[GOAL] Say how many lines contain the word "this" and give no other text.

[GIVEN RECORDS]
════════════════════

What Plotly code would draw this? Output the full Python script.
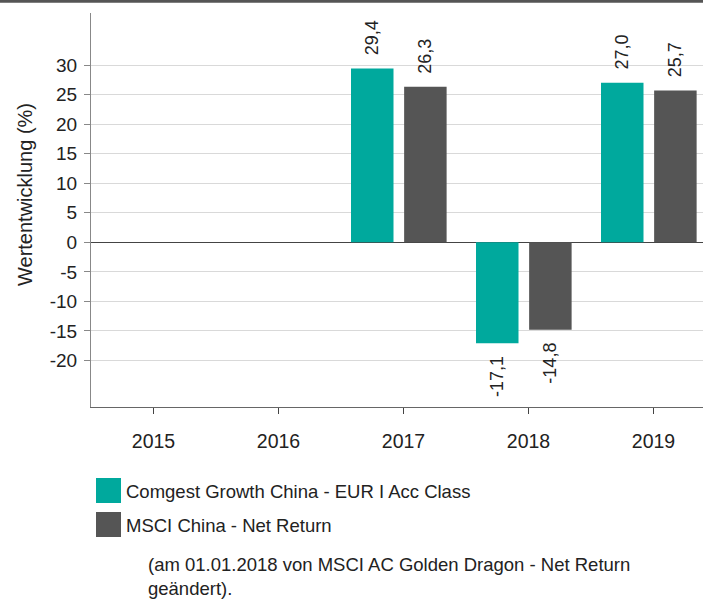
import plotly.graph_objects as go

years = ["2015", "2016", "2017", "2018", "2019"]
fund_name = "Comgest Growth China - EUR I Acc Class"
bench_name = "MSCI China - Net Return"
fund_values = [None, None, 29.4, -17.1, 27.0]
bench_values = [None, None, 26.3, -14.8, 25.7]
y_ticks = [-20, -15, -10, -5, 0, 5, 10, 15, 20, 25, 30]
y_tick_labels = ["-20", "-15", "-10", "-5", "0", "5", "10", "15", "20", "25", "30"]
y_title = "Wertentwicklung (%)"
note_lines = ["(am 01.01.2018 von MSCI AC Golden Dragon - Net Return", "geändert)."]

TEAL = "#00A99D"
GREY = "#555555"
FONT = "Liberation Sans, Arial, sans-serif"
W, H = 703, 599
ML, MT, MB = 91, 13, 192
PW, PH = W - ML, H - MT - MB
X_RANGE = [-0.5, -0.5 + PW / 125.0]
CAT_PX = PW / (X_RANGE[1] - X_RANGE[0])
BAR_W = 0.34
OFFSETS = {"fund": -0.42, "bench": 0.005}


def fmt(v):
    return f"{v:.1f}".replace(".", ",")


def px(x):
    return (x - ML) / PW


def py(y):
    return (H - MB - y) / PH


fig = go.Figure()
series = [("fund", fund_name, fund_values, TEAL), ("bench", bench_name, bench_values, GREY)]
for key, name, vals, col in series:
    fig.add_trace(go.Bar(
        x=years, y=vals, name=name,
        width=BAR_W, offset=OFFSETS[key],
        marker=dict(color=col, line=dict(width=0)),
        showlegend=False, hoverinfo="x+y",
    ))
    shift = (OFFSETS[key] + BAR_W / 2) * CAT_PX
    for i, v in enumerate(vals):
        if v is None:
            continue
        pos = v >= 0
        fig.add_annotation(
            x=i, y=v, xref="x", yref="y", text=fmt(v), showarrow=False,
            textangle=-90, xshift=shift, yshift=11 if pos else -11,
            xanchor="center", yanchor="bottom" if pos else "top",
            font=dict(size=18, color="#222"),
        )

fig.update_layout(
    width=W, height=H,
    margin=dict(l=ML, r=0, t=MT, b=MB),
    paper_bgcolor="white", plot_bgcolor="white",
    barmode="overlay",
    font=dict(family=FONT, size=18, color="#222"),
    xaxis=dict(
        type="category", range=X_RANGE,
        showline=True, linecolor="#666", linewidth=1,
        ticks="outside", ticklen=6, tickcolor="#444",
        ticklabelstandoff=11,
        tickfont=dict(size=19.5, color="#222"),
        showgrid=False,
    ),
    yaxis=dict(
        range=[-27.87, 38.8],
        tickvals=y_ticks, ticktext=y_tick_labels,
        showline=True, linecolor="#888", linewidth=1,
        ticks="outside", ticklen=6, tickcolor="#888",
        ticklabelstandoff=3,
        gridcolor="#d9d9d9", gridwidth=1,
        zeroline=True, zerolinecolor="#444", zerolinewidth=1,
        tickfont=dict(size=19, color="#222"),
    ),
)

# y-axis title
fig.add_annotation(xref="paper", yref="paper", x=px(25), y=py(195), text=y_title,
                   showarrow=False, textangle=-90, xanchor="center", yanchor="middle",
                   font=dict(size=20, color="#222"))

# top dark band
fig.add_shape(type="line", xref="paper", yref="paper",
              x0=px(0), x1=px(W), y0=py(1.2), y1=py(1.2),
              line=dict(color="#555", width=3))

# custom legend
legend_items = [(fund_name, TEAL, 478), (bench_name, GREY, 512)]
for name, col, top in legend_items:
    fig.add_shape(type="rect", xref="paper", yref="paper",
                  x0=px(96), x1=px(121), y0=py(top + 25), y1=py(top),
                  fillcolor=col, line=dict(width=0))
    fig.add_annotation(xref="paper", yref="paper", x=px(124), y=py(top + 13),
                       text=name, showarrow=False, xanchor="left", yanchor="middle",
                       font=dict(size=18.5, color="#222"))

for i, line in enumerate(note_lines):
    fig.add_annotation(xref="paper", yref="paper", x=px(146), y=py(564 + 24 * i),
                       text=line, showarrow=False, xanchor="left", yanchor="middle",
                       font=dict(size=18.5, color="#222"))

fig.write_html("out.html")
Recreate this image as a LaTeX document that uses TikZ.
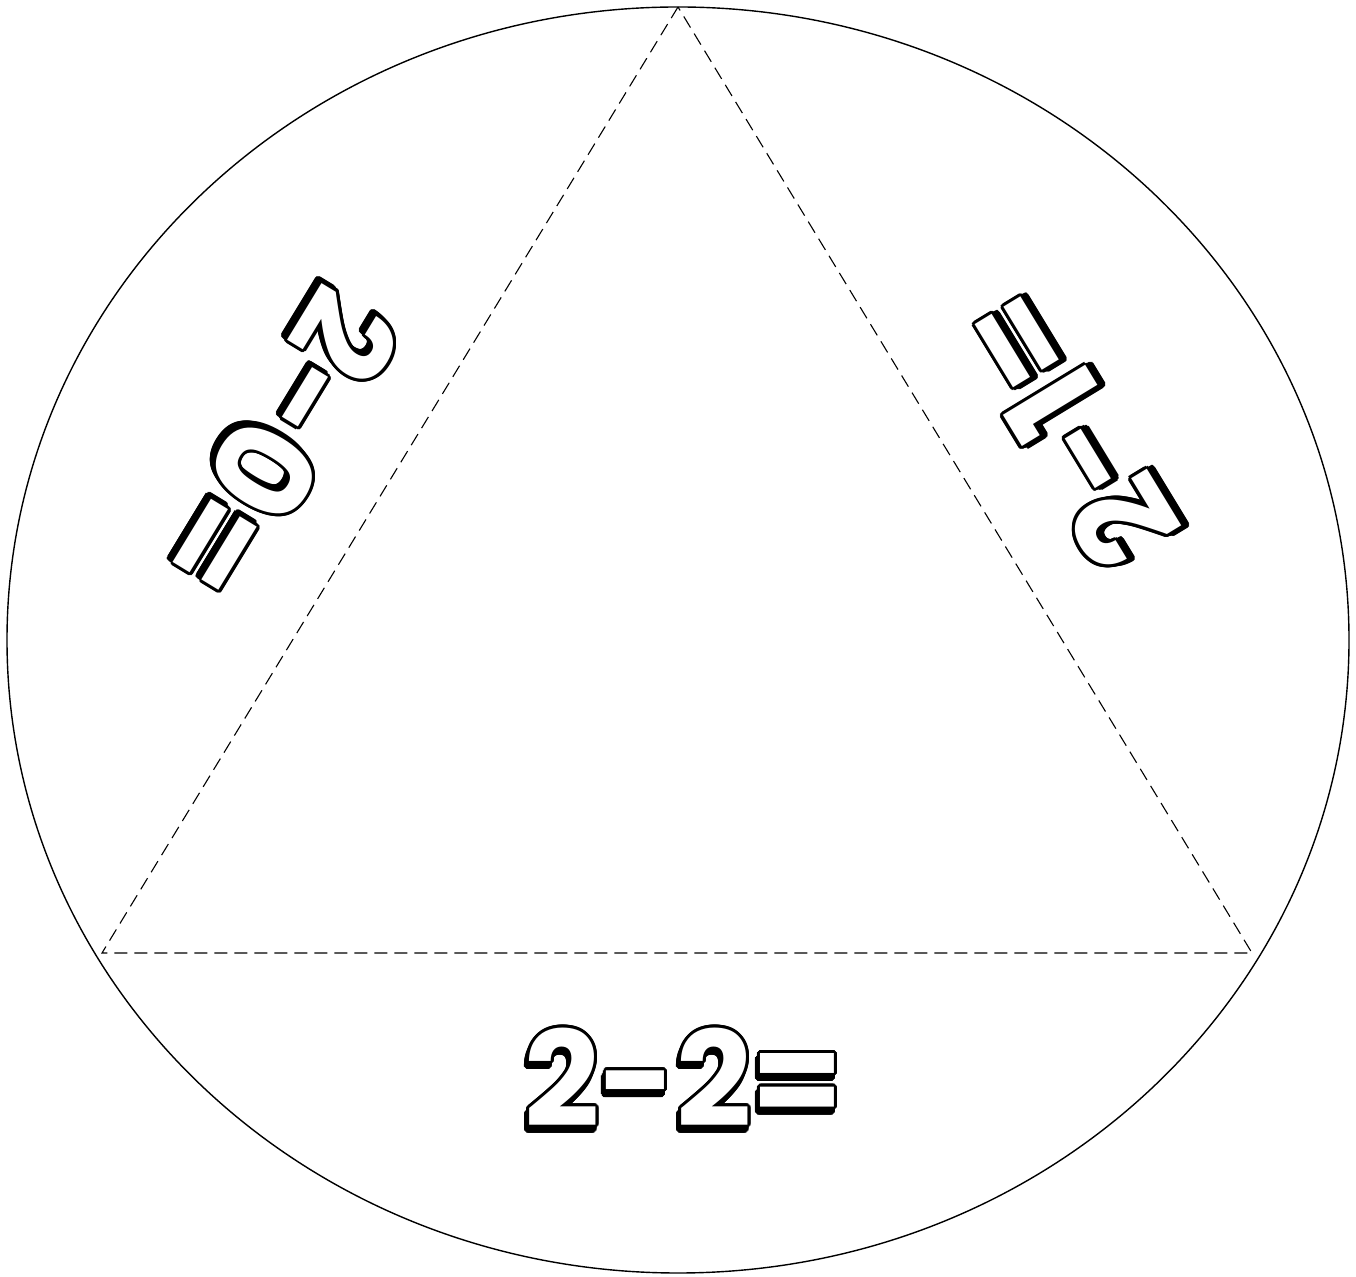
\documentclass[tikz,border=0pt]{standalone}
\usepackage{fontspec}
\newfontfamily\bub{Poppins}
\tikzset{
  rim/.style={line width=1.4pt},
  tri/.style={line width=1.1pt, dash pattern=on 13pt off 7pt},
  glyph/.style={font=\bub\bfseries\fontsize{132}{132}\selectfont, inner sep=0pt, anchor=center, transform shape},
}
\newcommand\bubbly[4]{%
  \begin{scope}[shift={#2}, rotate=#3]
    \begin{scope}[shift={(-2pt,-5pt)}]
      \foreach \a in {0,22.5,...,337.5} {\node[glyph,text=black] at (\a:3pt) {#4};}
    \end{scope}
    \foreach \a in {0,22.5,...,337.5} {\node[glyph,text=black] at (\a:3pt) {#4};}
    \node[glyph,text=white] (#1) at (0,0) {#4};
  \end{scope}}
\begin{document}
\begin{tikzpicture}[x=1pt,y=1pt]
  \useasboundingbox (0,0) rectangle (1356,1276);
  \coordinate (c) at (678,636);
  \coordinate (apex) at (678,1269);
  \coordinate (bl) at (102,323);
  \coordinate (br) at (1252,323);
  \draw[rim] (c) ellipse [x radius=671, y radius=633];
  \draw[tri] (apex) -- (bl) -- (br) -- cycle;
  \bubbly{bottom}{(684,199)}{0}{2-2=}
  \bubbly{left}{(280,831)}{238.7}{2-0=}
  \bubbly{right}{(1067,846)}{121.3}{2-1=}
\end{tikzpicture}
\end{document}
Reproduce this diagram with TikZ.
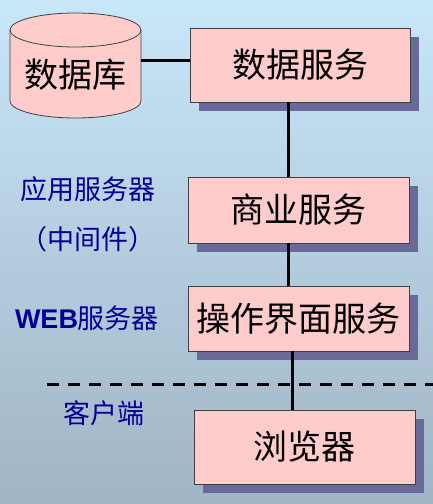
\documentclass[tikz,border=0pt]{standalone}
\usepackage{fontspec}
\setmainfont{Noto Sans CJK SC}
\newfontfamily\latinbold{Liberation Sans}
\usetikzlibrary{shadows,calc}
\definecolor{bgtop}{RGB}{200,231,249}
\definecolor{bgbottom}{RGB}{160,180,196}
\definecolor{boxfill}{RGB}{255,204,204}
\definecolor{shadowc}{RGB}{106,106,154}
\definecolor{labelblue}{RGB}{0,0,150}
\tikzset{
  servicebox/.style={draw=black!75, line width=0.8pt, fill=boxfill,
    drop shadow={shadow xshift=9pt, shadow yshift=-9pt, fill=shadowc, opacity=1},
    font=\fontsize{34}{34}\selectfont, inner sep=0pt},
  link/.style={line width=3pt, black},
  tierlabel/.style={text=labelblue, font=\fontsize{27}{27}\selectfont, inner sep=0pt}
}
\begin{document}
\begin{tikzpicture}[x=1pt,y=1pt]
  % background
  \shade[top color=bgtop, bottom color=bgbottom] (0,0) rectangle (433,504);
  \useasboundingbox (0,0) rectangle (433,504);

  % database cylinder
  \fill[boxfill] (10,474) -- (10,403) arc[start angle=180,end angle=360,x radius=65.5,y radius=17]
    -- (141,474) arc[start angle=0,end angle=180,x radius=65.5,y radius=17] -- cycle;
  \draw[black!75, line width=0.8pt] (10,474) -- (10,403)
    arc[start angle=180,end angle=360,x radius=65.5,y radius=17] -- (141,474);
  \draw[black!75, line width=0.8pt] (75.5,474) ellipse[x radius=65.5, y radius=17];
  \node[minimum width=131pt, inner sep=0pt, font=\fontsize{34}{34}\selectfont] (db) at (75.5,429) {数据库};

  % service tiers
  \node[servicebox, minimum width=220pt, minimum height=74pt] (ds) at (300,439) {数据服务};
  \node[servicebox, minimum width=221pt, minimum height=66pt] (biz) at (298.5,294) {商业服务};
  \node[servicebox, minimum width=221pt, minimum height=65pt] (ui) at (298.5,185.5) {操作界面服务};
  \node[servicebox, minimum width=221pt, minimum height=74pt] (br) at (304.5,57) {浏览器};

  % connectors
  \draw[link] ([yshift=4pt]db.east |- ds.west) -- ([yshift=4pt]ds.west);
  \draw[link] (ds.south -| 288,0) -- (biz.north -| 288,0);
  \draw[link] (biz.south -| 288,0) -- (ui.north -| 288,0);
  \draw[link] (ui.south -| 292,0) -- (br.north -| 292,0);

  % client boundary
  \coordinate (cutl) at (47,119);
  \coordinate (cutr) at (433,119);
  \draw[line width=3pt, dash pattern=on 12pt off 9pt] (cutl) -- (cutr);

  % tier labels
  \node[tierlabel] (app) at (88,315) {应用服务器};
  \node[tierlabel] (mid) at (88,265) {（中间件）};
  \node[tierlabel] (web) at (87,186) {{\latinbold\bfseries WEB}服务器};
  \node[tierlabel] (cli) at (104,91) {客户端};
\end{tikzpicture}
\end{document}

════════════════════

[SOLUTION TO THE PROBLEM] 3